▸ Instructions to follow: Across the material below, how many lines contain the word "matplotlib"? Give only the number.

....................

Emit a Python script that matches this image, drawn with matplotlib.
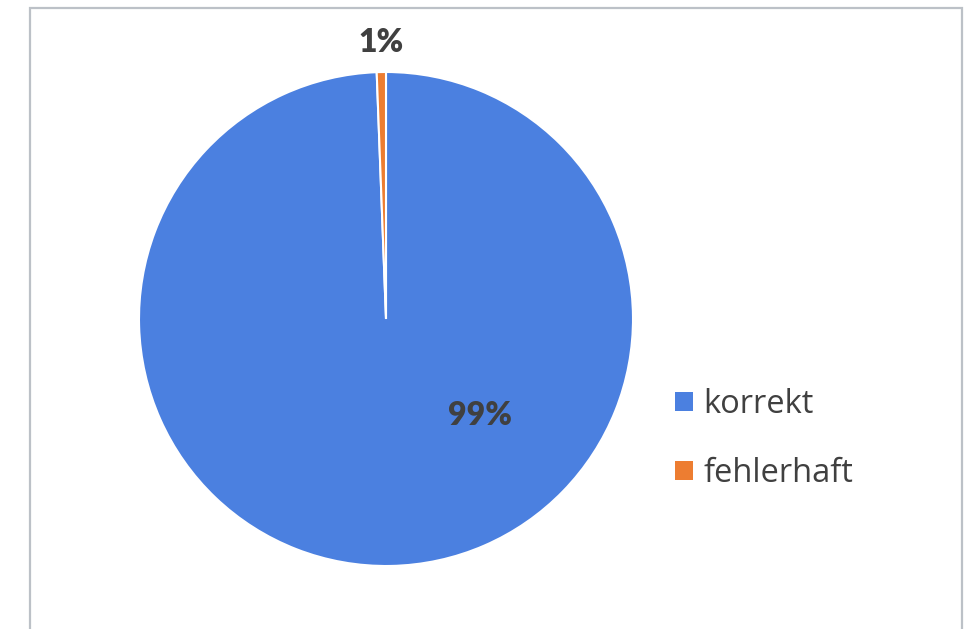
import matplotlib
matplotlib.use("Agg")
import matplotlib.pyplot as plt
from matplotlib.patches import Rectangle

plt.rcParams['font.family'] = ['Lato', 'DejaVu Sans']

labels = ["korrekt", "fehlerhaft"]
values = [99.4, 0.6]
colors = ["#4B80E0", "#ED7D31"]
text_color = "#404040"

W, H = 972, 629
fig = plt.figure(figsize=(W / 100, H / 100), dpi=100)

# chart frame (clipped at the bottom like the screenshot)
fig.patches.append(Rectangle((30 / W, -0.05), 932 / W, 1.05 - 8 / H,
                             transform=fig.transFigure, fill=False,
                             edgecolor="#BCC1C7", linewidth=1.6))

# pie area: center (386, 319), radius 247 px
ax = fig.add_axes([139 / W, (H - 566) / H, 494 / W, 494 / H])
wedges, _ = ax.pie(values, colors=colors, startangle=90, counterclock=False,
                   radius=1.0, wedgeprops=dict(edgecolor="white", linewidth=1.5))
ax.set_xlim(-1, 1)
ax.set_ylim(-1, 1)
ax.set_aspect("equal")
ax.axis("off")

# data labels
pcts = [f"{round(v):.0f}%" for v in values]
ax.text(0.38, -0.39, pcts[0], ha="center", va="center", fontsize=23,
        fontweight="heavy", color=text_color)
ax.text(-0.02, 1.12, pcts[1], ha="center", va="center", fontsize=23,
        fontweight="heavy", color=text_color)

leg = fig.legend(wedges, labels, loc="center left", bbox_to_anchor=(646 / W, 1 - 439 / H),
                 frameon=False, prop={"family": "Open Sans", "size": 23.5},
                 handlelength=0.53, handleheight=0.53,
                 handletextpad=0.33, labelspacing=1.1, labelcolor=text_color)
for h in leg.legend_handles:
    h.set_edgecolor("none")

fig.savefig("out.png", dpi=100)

....................

▸ Result of this exercise: 5